Superbugs found in pork from Carrefour Spain and Walmart Brazil
We found these superbugs – bacteria resistant to antibiotics most critically important to humans – in pork on supermarket shelves in Spain and Brazil. This is a result of the overuse of antibiotics in the cruel factory farming of pigs
The superbug crisis
Superbugs in the food chain can cause food poisoning, blood poisoning, urinary tract infections and in some cases, even death.
By current estimates, superbugs are killing 700,000 people every year.
Antibiotics and factory farming
This shocking result of our investigation highlights how the overuse of antibiotics in factory farming is propping up a broken system.

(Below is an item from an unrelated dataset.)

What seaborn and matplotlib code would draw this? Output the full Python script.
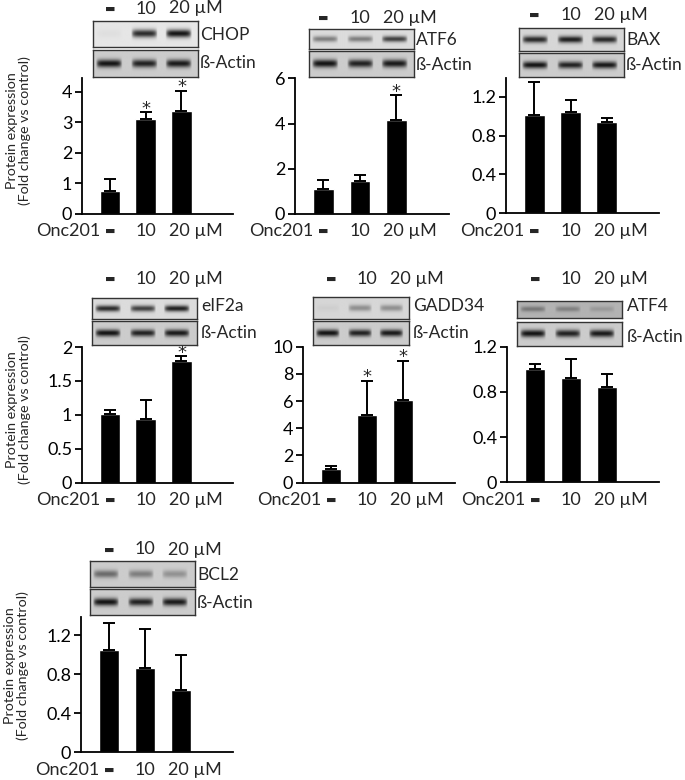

Three quarters of the world’s antibiotics are used in farming each year, with the highest use in pigs. Routine overuse is often associated with low-welfare practices.
For pigs on factory farms, this means:
- piglets are taken from their mothers far too early
- mother pigs are used as breeding machines, kept in steel cages no bigger than a fridge, and are unable to turn around
- piglets are cruelly mutilated often with no pain relief: their tails are cut, their teeth are ground or clipped, their ears notched. Most male piglets are castrated
- pigs are cramped in dark, squalid warehouses forced to lie in their own waste.
These stressful and cruel conditions created by pork producers are the perfect breeding ground for infection. Instead of creating a better environment for pigs, they’re overusing antibiotics to stop stressed animals getting sick, causing superbugs.
Supermarkets must act
We’re calling for global supermarkets to improve the lives of pigs by only sourcing pork from high-welfare farms.
Our head of campaign – raise pigs right, Jacqueline Mills, said: “We tested pork products to see for ourselves how the pig industry contributes to superbugs, and to provide evidence to supermarkets to urge them to take responsibility and help to raise pigs right.
“Factory farm conditions for pigs cause them immense pain and stress, which leads to excessive use of antibiotics. But there is a better way. Supermarkets must demand their suppliers improve the welfare of pigs.”
Our work: a better future for farming
We are working with producers to develop higher welfare systems, to get pigs out of cages and into social groups, to end painful mutilations and to provide manipulable materials to allow for expression of natural behaviour.